:: COLLECTED DATA ::
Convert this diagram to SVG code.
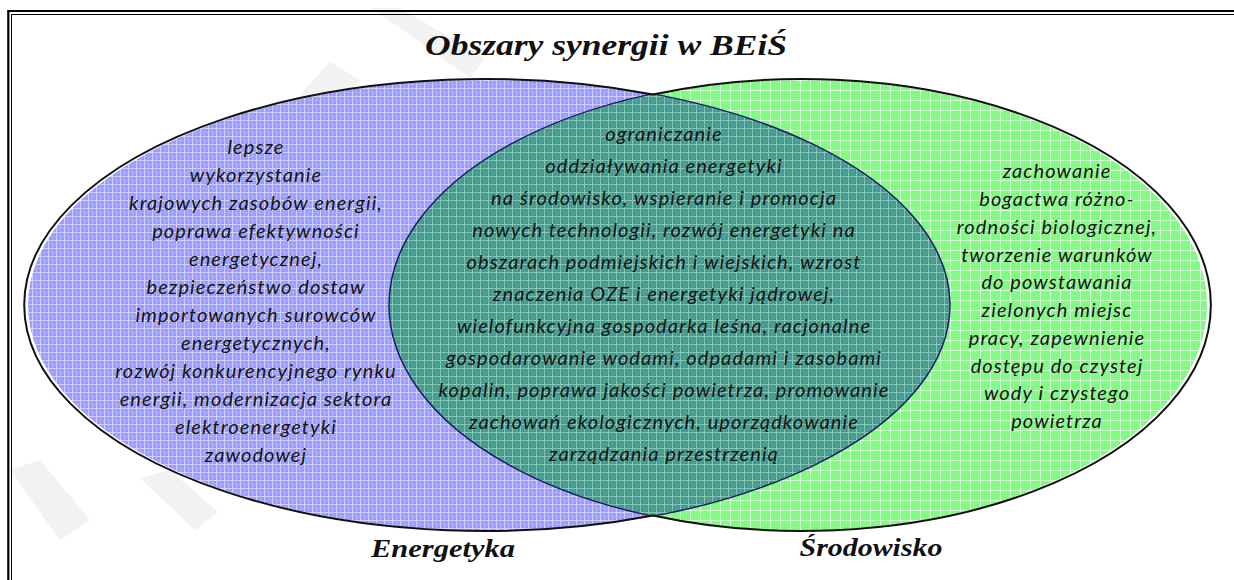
<svg xmlns="http://www.w3.org/2000/svg" width="1234" height="580" viewBox="0 0 1234 580">
<style>
.title{font-family:"Liberation Serif",serif;font-weight:bold;font-style:italic;fill:#111}
.body{font-family:Lato,"Open Sans",sans-serif;font-style:italic;font-size:20px;letter-spacing:1.1px;fill:#161616;text-anchor:middle}
.outer{fill:none;stroke:#111;stroke-width:2}
.inner{fill:none;stroke:#1e1e66;stroke-width:1.5}
</style>
<defs>
<pattern id="pBlue" width="8" height="8" patternUnits="userSpaceOnUse">
<rect width="8" height="8" fill="#9c9cff"/>
<path d="M0.5 0V8M0 0.5H8" stroke="#e6e6ff" stroke-width="1" opacity="0.75"/>
<path d="M4.5 0V8M0 4.5H8" stroke="#b4b4ff" stroke-width="1" opacity="0.6"/>
</pattern>
<pattern id="pGreen" width="10" height="10" patternUnits="userSpaceOnUse">
<rect width="10" height="10" fill="#82fb82"/>
<path d="M0.5 0V10M0 0.5H10" stroke="#e8ffe8" stroke-width="1" opacity="0.8"/>
</pattern>
<pattern id="pTeal" width="8" height="8" patternUnits="userSpaceOnUse">
<rect width="8" height="8" fill="#409c90"/>
<path d="M0.5 0V8M0 0.5H8" stroke="#a8dcc0" stroke-width="1" opacity="0.7"/>
<path d="M4.5 0V8M0 4.5H8" stroke="#5aa6a0" stroke-width="1" opacity="0.6"/>
</pattern>
<clipPath id="cBlue"><ellipse cx="489" cy="305" rx="461" ry="226"/></clipPath>
<clipPath id="cGreen"><ellipse cx="798" cy="305" rx="409" ry="226"/></clipPath>
</defs>
<rect width="1234" height="580" fill="#fff"/>
<g id="watermark" fill="#f2f2f2">
<polygon points="372,8 400,8 485,58 470,78"/>
<polygon points="300,95 330,62 360,80 330,110"/>
<polygon points="140,478 170,470 218,512 195,530"/>
<polygon points="10,470 40,460 90,520 60,540"/>
</g>
<g id="frame" fill="none" stroke="#000">
<path d="M8.3 580V11H1234" stroke-width="2.2"/>
<path d="M11.5 580V14.5H1234" stroke-width="1"/>
</g>
<g id="title"><text class="title" x="606" y="55" font-size="29" text-anchor="middle" textLength="362" lengthAdjust="spacingAndGlyphs">Obszary synergii w BEiŚ</text></g>
<g id="energetyka">
<ellipse cx="489" cy="305" rx="461" ry="226" fill="url(#pBlue)"/>
</g>
<g id="srodowisko">
<ellipse cx="798" cy="305" rx="409" ry="226" fill="url(#pGreen)"/>
</g>
<g id="overlap">
<ellipse cx="798" cy="305" rx="409" ry="226" fill="url(#pTeal)" clip-path="url(#cBlue)"/>
<ellipse class="inner" cx="798" cy="305" rx="409" ry="226" clip-path="url(#cBlue)"/>
<ellipse class="inner" cx="489" cy="305" rx="461" ry="226" clip-path="url(#cGreen)"/>
</g>
<g id="outlines">
<path class="outer" d="M653 94.5A461 226 0 1 0 653 515.5"/>
<path class="outer" d="M653 94.5A409 226 0 1 1 653 515.5"/>
</g>
<g id="energetyka-text" class="body">
<text x="256" y="154">lepsze</text>
<text x="256" y="182">wykorzystanie</text>
<text x="256" y="210">krajowych zasobów energii,</text>
<text x="256" y="238">poprawa efektywności</text>
<text x="256" y="266">energetycznej,</text>
<text x="256" y="294">bezpieczeństwo dostaw</text>
<text x="256" y="322">importowanych surowców</text>
<text x="256" y="350">energetycznych,</text>
<text x="256" y="378">rozwój konkurencyjnego rynku</text>
<text x="256" y="406">energii, modernizacja sektora</text>
<text x="256" y="434">elektroenergetyki</text>
<text x="256" y="462">zawodowej</text>
</g>
<g id="overlap-text" class="body">
<text x="664" y="141">ograniczanie</text>
<text x="664" y="173">oddziaływania energetyki</text>
<text x="664" y="205">na środowisko, wspieranie i promocja</text>
<text x="664" y="237">nowych technologii, rozwój energetyki na</text>
<text x="664" y="269">obszarach podmiejskich i wiejskich, wzrost</text>
<text x="664" y="301">znaczenia OZE i energetyki jądrowej,</text>
<text x="664" y="333">wielofunkcyjna gospodarka leśna, racjonalne</text>
<text x="664" y="365">gospodarowanie wodami, odpadami i zasobami</text>
<text x="664" y="397">kopalin, poprawa jakości powietrza, promowanie</text>
<text x="664" y="429">zachowań ekologicznych, uporządkowanie</text>
<text x="664" y="461">zarządzania przestrzenią</text>
</g>
<g id="srodowisko-text" class="body">
<text x="1057" y="178">zachowanie</text>
<text x="1057" y="206">bogactwa różno-</text>
<text x="1057" y="234">rodności biologicznej,</text>
<text x="1057" y="262">tworzenie warunków</text>
<text x="1057" y="289">do powstawania</text>
<text x="1057" y="317">zielonych miejsc</text>
<text x="1057" y="345">pracy, zapewnienie</text>
<text x="1057" y="373">dostępu do czystej</text>
<text x="1057" y="400">wody i czystego</text>
<text x="1057" y="428">powietrza</text>
</g>
<g id="labels">
<text class="title" x="443" y="557" font-size="26" text-anchor="middle" textLength="144" lengthAdjust="spacingAndGlyphs">Energetyka</text>
<text class="title" x="871" y="556" font-size="26" text-anchor="middle" textLength="143" lengthAdjust="spacingAndGlyphs">Środowisko</text>
</g>
</svg>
:::
#### [OBJECTIVE]
Repeat verbatim all the material, but not the pictures.

#### [SOLUTION]
Convert this diagram to SVG code.
<svg xmlns="http://www.w3.org/2000/svg" width="1234" height="580" viewBox="0 0 1234 580">
<style>
.title{font-family:"Liberation Serif",serif;font-weight:bold;font-style:italic;fill:#111}
.body{font-family:Lato,"Open Sans",sans-serif;font-style:italic;font-size:20px;letter-spacing:1.1px;fill:#161616;text-anchor:middle}
.outer{fill:none;stroke:#111;stroke-width:2}
.inner{fill:none;stroke:#1e1e66;stroke-width:1.5}
</style>
<defs>
<pattern id="pBlue" width="8" height="8" patternUnits="userSpaceOnUse">
<rect width="8" height="8" fill="#9c9cff"/>
<path d="M0.5 0V8M0 0.5H8" stroke="#e6e6ff" stroke-width="1" opacity="0.75"/>
<path d="M4.5 0V8M0 4.5H8" stroke="#b4b4ff" stroke-width="1" opacity="0.6"/>
</pattern>
<pattern id="pGreen" width="10" height="10" patternUnits="userSpaceOnUse">
<rect width="10" height="10" fill="#82fb82"/>
<path d="M0.5 0V10M0 0.5H10" stroke="#e8ffe8" stroke-width="1" opacity="0.8"/>
</pattern>
<pattern id="pTeal" width="8" height="8" patternUnits="userSpaceOnUse">
<rect width="8" height="8" fill="#409c90"/>
<path d="M0.5 0V8M0 0.5H8" stroke="#a8dcc0" stroke-width="1" opacity="0.7"/>
<path d="M4.5 0V8M0 4.5H8" stroke="#5aa6a0" stroke-width="1" opacity="0.6"/>
</pattern>
<clipPath id="cBlue"><ellipse cx="489" cy="305" rx="461" ry="226"/></clipPath>
<clipPath id="cGreen"><ellipse cx="798" cy="305" rx="409" ry="226"/></clipPath>
</defs>
<rect width="1234" height="580" fill="#fff"/>
<g id="watermark" fill="#f2f2f2">
<polygon points="372,8 400,8 485,58 470,78"/>
<polygon points="300,95 330,62 360,80 330,110"/>
<polygon points="140,478 170,470 218,512 195,530"/>
<polygon points="10,470 40,460 90,520 60,540"/>
</g>
<g id="frame" fill="none" stroke="#000">
<path d="M8.3 580V11H1234" stroke-width="2.2"/>
<path d="M11.5 580V14.5H1234" stroke-width="1"/>
</g>
<g id="title"><text class="title" x="606" y="55" font-size="29" text-anchor="middle" textLength="362" lengthAdjust="spacingAndGlyphs">Obszary synergii w BEiŚ</text></g>
<g id="energetyka">
<ellipse cx="489" cy="305" rx="461" ry="226" fill="url(#pBlue)"/>
</g>
<g id="srodowisko">
<ellipse cx="798" cy="305" rx="409" ry="226" fill="url(#pGreen)"/>
</g>
<g id="overlap">
<ellipse cx="798" cy="305" rx="409" ry="226" fill="url(#pTeal)" clip-path="url(#cBlue)"/>
<ellipse class="inner" cx="798" cy="305" rx="409" ry="226" clip-path="url(#cBlue)"/>
<ellipse class="inner" cx="489" cy="305" rx="461" ry="226" clip-path="url(#cGreen)"/>
</g>
<g id="outlines">
<path class="outer" d="M653 94.5A461 226 0 1 0 653 515.5"/>
<path class="outer" d="M653 94.5A409 226 0 1 1 653 515.5"/>
</g>
<g id="energetyka-text" class="body">
<text x="256" y="154">lepsze</text>
<text x="256" y="182">wykorzystanie</text>
<text x="256" y="210">krajowych zasobów energii,</text>
<text x="256" y="238">poprawa efektywności</text>
<text x="256" y="266">energetycznej,</text>
<text x="256" y="294">bezpieczeństwo dostaw</text>
<text x="256" y="322">importowanych surowców</text>
<text x="256" y="350">energetycznych,</text>
<text x="256" y="378">rozwój konkurencyjnego rynku</text>
<text x="256" y="406">energii, modernizacja sektora</text>
<text x="256" y="434">elektroenergetyki</text>
<text x="256" y="462">zawodowej</text>
</g>
<g id="overlap-text" class="body">
<text x="664" y="141">ograniczanie</text>
<text x="664" y="173">oddziaływania energetyki</text>
<text x="664" y="205">na środowisko, wspieranie i promocja</text>
<text x="664" y="237">nowych technologii, rozwój energetyki na</text>
<text x="664" y="269">obszarach podmiejskich i wiejskich, wzrost</text>
<text x="664" y="301">znaczenia OZE i energetyki jądrowej,</text>
<text x="664" y="333">wielofunkcyjna gospodarka leśna, racjonalne</text>
<text x="664" y="365">gospodarowanie wodami, odpadami i zasobami</text>
<text x="664" y="397">kopalin, poprawa jakości powietrza, promowanie</text>
<text x="664" y="429">zachowań ekologicznych, uporządkowanie</text>
<text x="664" y="461">zarządzania przestrzenią</text>
</g>
<g id="srodowisko-text" class="body">
<text x="1057" y="178">zachowanie</text>
<text x="1057" y="206">bogactwa różno-</text>
<text x="1057" y="234">rodności biologicznej,</text>
<text x="1057" y="262">tworzenie warunków</text>
<text x="1057" y="289">do powstawania</text>
<text x="1057" y="317">zielonych miejsc</text>
<text x="1057" y="345">pracy, zapewnienie</text>
<text x="1057" y="373">dostępu do czystej</text>
<text x="1057" y="400">wody i czystego</text>
<text x="1057" y="428">powietrza</text>
</g>
<g id="labels">
<text class="title" x="443" y="557" font-size="26" text-anchor="middle" textLength="144" lengthAdjust="spacingAndGlyphs">Energetyka</text>
<text class="title" x="871" y="556" font-size="26" text-anchor="middle" textLength="143" lengthAdjust="spacingAndGlyphs">Środowisko</text>
</g>
</svg>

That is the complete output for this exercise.